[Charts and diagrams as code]
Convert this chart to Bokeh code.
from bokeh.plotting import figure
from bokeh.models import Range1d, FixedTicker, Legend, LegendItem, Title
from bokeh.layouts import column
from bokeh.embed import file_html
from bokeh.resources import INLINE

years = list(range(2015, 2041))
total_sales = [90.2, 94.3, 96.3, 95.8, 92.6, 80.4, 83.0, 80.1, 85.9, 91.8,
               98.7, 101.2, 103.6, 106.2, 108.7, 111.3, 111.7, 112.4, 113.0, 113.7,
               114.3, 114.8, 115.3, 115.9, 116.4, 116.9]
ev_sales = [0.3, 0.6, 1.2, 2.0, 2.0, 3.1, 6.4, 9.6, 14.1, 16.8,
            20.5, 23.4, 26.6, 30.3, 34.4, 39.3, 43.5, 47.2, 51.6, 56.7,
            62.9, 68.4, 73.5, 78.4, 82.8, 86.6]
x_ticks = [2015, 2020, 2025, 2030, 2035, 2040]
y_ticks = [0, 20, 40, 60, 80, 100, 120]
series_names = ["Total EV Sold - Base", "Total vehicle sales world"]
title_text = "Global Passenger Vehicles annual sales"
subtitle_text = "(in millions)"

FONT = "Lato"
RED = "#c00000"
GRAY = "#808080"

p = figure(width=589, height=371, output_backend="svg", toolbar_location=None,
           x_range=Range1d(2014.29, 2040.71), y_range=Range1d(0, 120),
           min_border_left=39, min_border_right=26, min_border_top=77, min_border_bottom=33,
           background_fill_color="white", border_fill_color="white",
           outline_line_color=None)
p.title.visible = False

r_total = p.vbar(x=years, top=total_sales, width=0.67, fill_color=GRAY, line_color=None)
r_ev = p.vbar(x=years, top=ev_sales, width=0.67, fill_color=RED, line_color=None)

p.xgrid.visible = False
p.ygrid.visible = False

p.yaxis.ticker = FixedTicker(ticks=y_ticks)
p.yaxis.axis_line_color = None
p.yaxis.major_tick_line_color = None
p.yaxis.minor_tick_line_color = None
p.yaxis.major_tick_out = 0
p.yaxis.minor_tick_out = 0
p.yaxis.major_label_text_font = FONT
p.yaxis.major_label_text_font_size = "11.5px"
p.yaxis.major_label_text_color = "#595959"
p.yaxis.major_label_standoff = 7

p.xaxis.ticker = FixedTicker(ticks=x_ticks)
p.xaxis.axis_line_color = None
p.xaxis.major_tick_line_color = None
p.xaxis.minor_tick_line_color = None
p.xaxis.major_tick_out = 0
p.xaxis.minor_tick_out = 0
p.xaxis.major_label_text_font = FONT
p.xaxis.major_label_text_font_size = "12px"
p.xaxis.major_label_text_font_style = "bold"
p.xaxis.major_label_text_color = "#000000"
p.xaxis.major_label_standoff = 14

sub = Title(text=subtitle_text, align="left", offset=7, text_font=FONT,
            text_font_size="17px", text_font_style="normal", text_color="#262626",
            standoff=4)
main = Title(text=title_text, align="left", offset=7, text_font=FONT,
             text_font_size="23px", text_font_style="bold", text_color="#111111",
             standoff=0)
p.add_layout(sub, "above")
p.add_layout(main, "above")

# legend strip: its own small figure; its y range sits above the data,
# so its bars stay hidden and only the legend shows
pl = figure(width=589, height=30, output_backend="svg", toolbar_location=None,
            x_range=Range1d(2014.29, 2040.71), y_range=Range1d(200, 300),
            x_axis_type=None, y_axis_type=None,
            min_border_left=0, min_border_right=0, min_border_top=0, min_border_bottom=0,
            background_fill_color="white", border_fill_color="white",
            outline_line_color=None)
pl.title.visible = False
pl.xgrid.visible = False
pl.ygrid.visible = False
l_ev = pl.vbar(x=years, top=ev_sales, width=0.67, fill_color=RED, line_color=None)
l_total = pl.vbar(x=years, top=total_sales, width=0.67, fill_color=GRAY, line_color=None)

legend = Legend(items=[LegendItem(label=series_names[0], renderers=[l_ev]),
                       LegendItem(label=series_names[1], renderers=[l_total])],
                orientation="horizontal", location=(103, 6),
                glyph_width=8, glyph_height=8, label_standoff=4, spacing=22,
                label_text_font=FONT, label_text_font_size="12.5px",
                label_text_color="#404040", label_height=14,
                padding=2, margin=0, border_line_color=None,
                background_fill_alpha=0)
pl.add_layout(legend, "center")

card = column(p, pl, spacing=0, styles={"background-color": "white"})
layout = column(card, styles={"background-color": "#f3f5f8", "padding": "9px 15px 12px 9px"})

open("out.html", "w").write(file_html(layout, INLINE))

...

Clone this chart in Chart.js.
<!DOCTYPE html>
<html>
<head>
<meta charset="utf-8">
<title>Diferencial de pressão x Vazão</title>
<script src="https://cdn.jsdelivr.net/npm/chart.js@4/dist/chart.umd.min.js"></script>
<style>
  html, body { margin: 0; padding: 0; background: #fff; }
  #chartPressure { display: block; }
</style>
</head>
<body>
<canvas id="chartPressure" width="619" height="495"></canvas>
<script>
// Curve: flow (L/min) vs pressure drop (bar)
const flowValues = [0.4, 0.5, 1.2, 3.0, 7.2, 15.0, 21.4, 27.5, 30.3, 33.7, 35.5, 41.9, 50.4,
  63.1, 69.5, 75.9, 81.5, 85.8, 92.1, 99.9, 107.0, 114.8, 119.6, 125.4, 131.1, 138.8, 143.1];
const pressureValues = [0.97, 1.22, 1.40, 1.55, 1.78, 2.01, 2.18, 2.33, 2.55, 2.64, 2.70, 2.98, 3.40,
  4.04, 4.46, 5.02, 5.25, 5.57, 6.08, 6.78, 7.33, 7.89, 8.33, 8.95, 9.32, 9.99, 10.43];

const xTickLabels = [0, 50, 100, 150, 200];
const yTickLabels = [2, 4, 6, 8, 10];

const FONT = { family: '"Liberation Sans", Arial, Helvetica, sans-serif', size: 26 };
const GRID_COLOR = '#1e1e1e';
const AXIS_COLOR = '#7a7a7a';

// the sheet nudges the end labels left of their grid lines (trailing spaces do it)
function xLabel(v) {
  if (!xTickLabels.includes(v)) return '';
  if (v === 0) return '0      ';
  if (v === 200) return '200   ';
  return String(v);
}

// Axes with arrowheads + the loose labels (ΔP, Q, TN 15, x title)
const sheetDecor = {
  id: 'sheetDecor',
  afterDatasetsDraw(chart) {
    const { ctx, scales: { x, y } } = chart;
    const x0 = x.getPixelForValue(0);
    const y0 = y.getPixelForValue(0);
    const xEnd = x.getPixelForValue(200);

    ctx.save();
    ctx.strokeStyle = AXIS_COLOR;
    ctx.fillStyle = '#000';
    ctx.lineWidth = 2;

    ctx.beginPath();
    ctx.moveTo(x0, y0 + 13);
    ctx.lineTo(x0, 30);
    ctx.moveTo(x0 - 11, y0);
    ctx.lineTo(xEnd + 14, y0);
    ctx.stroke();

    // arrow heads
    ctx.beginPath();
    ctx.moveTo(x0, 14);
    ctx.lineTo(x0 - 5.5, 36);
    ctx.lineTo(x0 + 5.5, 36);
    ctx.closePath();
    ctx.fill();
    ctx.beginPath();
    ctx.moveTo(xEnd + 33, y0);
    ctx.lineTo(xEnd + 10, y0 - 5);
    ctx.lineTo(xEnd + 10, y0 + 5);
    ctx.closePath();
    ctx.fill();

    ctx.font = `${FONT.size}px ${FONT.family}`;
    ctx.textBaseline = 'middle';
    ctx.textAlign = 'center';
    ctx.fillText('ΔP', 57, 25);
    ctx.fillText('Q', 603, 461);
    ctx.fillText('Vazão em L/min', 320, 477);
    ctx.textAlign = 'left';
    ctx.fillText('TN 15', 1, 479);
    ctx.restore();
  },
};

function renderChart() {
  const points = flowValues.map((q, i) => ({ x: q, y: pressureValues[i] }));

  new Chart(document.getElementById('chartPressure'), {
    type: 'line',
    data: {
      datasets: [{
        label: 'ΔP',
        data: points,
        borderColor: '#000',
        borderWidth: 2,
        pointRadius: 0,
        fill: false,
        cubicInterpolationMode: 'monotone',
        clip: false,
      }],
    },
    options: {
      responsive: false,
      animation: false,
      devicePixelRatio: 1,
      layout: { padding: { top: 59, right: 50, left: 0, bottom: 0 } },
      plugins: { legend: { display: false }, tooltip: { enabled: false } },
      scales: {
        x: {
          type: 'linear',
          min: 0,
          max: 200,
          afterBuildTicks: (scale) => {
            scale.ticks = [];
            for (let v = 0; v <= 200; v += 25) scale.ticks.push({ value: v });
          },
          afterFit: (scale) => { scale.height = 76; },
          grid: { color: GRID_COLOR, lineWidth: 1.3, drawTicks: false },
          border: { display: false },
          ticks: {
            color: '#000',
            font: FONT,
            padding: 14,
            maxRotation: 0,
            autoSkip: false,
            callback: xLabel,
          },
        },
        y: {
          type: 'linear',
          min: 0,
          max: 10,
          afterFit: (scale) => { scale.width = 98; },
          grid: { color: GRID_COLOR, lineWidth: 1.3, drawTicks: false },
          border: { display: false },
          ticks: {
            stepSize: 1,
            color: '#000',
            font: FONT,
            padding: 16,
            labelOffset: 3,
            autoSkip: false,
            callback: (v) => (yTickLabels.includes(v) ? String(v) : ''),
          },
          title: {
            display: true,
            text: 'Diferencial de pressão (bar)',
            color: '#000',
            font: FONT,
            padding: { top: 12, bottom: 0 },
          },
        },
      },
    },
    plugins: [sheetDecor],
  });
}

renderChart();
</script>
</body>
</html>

---

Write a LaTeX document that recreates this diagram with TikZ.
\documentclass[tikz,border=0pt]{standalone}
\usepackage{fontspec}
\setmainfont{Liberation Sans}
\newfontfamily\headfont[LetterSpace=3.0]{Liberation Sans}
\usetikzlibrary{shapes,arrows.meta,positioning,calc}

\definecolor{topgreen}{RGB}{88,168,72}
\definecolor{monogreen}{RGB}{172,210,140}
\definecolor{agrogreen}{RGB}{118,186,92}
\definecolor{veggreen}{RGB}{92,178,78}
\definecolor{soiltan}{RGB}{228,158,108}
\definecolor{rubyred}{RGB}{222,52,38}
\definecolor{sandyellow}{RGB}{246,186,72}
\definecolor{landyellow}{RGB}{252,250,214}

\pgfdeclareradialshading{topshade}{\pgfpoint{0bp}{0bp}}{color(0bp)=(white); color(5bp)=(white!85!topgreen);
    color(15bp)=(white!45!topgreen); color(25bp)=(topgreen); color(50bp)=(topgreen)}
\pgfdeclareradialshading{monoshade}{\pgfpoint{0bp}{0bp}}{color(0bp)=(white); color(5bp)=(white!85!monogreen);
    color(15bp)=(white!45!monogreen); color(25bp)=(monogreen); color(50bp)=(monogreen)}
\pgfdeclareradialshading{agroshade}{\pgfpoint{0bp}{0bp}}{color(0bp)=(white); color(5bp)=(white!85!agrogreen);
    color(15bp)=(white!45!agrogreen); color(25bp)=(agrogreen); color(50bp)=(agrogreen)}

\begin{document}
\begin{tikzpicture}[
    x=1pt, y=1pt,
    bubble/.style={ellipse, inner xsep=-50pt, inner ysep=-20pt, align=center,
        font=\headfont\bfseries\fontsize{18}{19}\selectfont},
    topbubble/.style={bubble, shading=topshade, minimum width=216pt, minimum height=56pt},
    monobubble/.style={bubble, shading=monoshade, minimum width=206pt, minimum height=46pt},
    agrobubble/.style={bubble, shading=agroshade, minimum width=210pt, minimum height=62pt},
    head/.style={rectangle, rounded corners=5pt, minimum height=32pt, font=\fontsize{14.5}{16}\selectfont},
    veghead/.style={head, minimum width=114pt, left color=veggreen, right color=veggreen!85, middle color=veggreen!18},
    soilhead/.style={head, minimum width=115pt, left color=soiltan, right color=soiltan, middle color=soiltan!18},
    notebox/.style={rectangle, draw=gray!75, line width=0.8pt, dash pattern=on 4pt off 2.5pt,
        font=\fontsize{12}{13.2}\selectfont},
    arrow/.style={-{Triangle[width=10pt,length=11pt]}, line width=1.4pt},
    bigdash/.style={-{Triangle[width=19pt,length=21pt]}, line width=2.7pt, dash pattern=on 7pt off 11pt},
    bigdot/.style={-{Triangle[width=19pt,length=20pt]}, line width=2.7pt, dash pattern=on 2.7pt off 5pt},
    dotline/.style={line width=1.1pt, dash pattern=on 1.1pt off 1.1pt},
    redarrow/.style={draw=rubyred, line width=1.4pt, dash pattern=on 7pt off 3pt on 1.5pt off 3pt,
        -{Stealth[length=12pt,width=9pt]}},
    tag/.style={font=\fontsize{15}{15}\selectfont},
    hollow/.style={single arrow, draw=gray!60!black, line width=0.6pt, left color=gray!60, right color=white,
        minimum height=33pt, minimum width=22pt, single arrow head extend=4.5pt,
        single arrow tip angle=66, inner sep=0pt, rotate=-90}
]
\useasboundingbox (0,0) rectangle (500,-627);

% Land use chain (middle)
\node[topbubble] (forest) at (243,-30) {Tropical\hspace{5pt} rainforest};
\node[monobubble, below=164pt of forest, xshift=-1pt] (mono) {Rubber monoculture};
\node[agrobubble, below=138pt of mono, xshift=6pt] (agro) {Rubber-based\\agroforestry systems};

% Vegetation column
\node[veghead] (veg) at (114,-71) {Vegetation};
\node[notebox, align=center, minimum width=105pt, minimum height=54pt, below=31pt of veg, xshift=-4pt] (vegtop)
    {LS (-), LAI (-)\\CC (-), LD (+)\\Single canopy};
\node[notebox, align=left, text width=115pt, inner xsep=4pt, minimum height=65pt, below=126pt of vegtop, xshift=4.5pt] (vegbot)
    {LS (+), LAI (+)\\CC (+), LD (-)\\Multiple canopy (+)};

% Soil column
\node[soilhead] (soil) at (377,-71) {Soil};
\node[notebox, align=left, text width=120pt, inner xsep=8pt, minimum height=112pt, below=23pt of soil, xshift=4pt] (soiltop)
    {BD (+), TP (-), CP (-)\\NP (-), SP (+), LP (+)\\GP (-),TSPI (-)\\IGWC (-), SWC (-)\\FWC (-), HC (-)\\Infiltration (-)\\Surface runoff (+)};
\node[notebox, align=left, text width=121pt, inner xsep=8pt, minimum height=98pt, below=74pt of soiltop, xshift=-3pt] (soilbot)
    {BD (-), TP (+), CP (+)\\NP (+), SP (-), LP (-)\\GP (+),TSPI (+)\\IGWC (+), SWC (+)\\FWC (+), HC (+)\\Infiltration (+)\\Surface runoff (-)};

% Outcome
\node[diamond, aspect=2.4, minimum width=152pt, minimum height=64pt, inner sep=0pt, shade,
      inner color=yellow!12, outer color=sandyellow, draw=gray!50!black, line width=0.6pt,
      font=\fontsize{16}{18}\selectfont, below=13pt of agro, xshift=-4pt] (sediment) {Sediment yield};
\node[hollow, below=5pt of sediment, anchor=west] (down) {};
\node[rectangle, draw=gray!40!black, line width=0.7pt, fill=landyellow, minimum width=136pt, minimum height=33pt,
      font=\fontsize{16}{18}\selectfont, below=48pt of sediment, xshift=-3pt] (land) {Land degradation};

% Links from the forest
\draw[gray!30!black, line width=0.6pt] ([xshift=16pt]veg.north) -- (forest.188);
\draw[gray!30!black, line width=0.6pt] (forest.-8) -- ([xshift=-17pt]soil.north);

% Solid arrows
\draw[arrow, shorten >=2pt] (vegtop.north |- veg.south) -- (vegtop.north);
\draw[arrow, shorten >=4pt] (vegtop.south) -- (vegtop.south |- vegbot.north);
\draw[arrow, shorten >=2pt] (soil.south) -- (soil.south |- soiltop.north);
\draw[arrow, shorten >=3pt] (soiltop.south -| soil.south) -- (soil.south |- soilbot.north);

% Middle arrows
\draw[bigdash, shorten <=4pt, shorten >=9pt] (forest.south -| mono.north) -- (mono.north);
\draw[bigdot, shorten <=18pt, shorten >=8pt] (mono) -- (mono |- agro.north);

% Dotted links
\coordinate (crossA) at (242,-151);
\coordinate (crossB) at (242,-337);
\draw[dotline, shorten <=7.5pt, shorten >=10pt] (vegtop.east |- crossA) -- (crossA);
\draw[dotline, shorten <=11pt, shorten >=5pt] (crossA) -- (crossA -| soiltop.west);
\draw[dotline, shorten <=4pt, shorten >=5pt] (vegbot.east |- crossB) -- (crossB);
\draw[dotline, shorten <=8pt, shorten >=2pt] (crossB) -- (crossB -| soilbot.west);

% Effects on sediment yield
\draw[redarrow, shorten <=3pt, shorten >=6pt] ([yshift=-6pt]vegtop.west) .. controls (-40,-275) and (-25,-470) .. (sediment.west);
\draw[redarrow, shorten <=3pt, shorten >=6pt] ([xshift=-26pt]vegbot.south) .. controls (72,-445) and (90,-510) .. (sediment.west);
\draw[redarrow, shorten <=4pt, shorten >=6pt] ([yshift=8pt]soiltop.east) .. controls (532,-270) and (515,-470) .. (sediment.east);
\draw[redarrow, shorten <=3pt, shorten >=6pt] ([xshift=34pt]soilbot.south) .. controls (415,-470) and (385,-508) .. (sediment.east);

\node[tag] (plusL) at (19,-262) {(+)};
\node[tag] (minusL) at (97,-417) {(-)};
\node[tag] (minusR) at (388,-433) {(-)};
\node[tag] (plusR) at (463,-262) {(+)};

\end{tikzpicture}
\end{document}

:: Task goal ::
Everything from the line with "Convert this chart to Bokeh code." through the line with "p.yaxis.major_label_standoff = 7" is to be output exactly; leave out all other lines.

:: Correct output ::
Convert this chart to Bokeh code.
from bokeh.plotting import figure
from bokeh.models import Range1d, FixedTicker, Legend, LegendItem, Title
from bokeh.layouts import column
from bokeh.embed import file_html
from bokeh.resources import INLINE

years = list(range(2015, 2041))
total_sales = [90.2, 94.3, 96.3, 95.8, 92.6, 80.4, 83.0, 80.1, 85.9, 91.8,
               98.7, 101.2, 103.6, 106.2, 108.7, 111.3, 111.7, 112.4, 113.0, 113.7,
               114.3, 114.8, 115.3, 115.9, 116.4, 116.9]
ev_sales = [0.3, 0.6, 1.2, 2.0, 2.0, 3.1, 6.4, 9.6, 14.1, 16.8,
            20.5, 23.4, 26.6, 30.3, 34.4, 39.3, 43.5, 47.2, 51.6, 56.7,
            62.9, 68.4, 73.5, 78.4, 82.8, 86.6]
x_ticks = [2015, 2020, 2025, 2030, 2035, 2040]
y_ticks = [0, 20, 40, 60, 80, 100, 120]
series_names = ["Total EV Sold - Base", "Total vehicle sales world"]
title_text = "Global Passenger Vehicles annual sales"
subtitle_text = "(in millions)"

FONT = "Lato"
RED = "#c00000"
GRAY = "#808080"

p = figure(width=589, height=371, output_backend="svg", toolbar_location=None,
           x_range=Range1d(2014.29, 2040.71), y_range=Range1d(0, 120),
           min_border_left=39, min_border_right=26, min_border_top=77, min_border_bottom=33,
           background_fill_color="white", border_fill_color="white",
           outline_line_color=None)
p.title.visible = False

r_total = p.vbar(x=years, top=total_sales, width=0.67, fill_color=GRAY, line_color=None)
r_ev = p.vbar(x=years, top=ev_sales, width=0.67, fill_color=RED, line_color=None)

p.xgrid.visible = False
p.ygrid.visible = False

p.yaxis.ticker = FixedTicker(ticks=y_ticks)
p.yaxis.axis_line_color = None
p.yaxis.major_tick_line_color = None
p.yaxis.minor_tick_line_color = None
p.yaxis.major_tick_out = 0
p.yaxis.minor_tick_out = 0
p.yaxis.major_label_text_font = FONT
p.yaxis.major_label_text_font_size = "11.5px"
p.yaxis.major_label_text_color = "#595959"
p.yaxis.major_label_standoff = 7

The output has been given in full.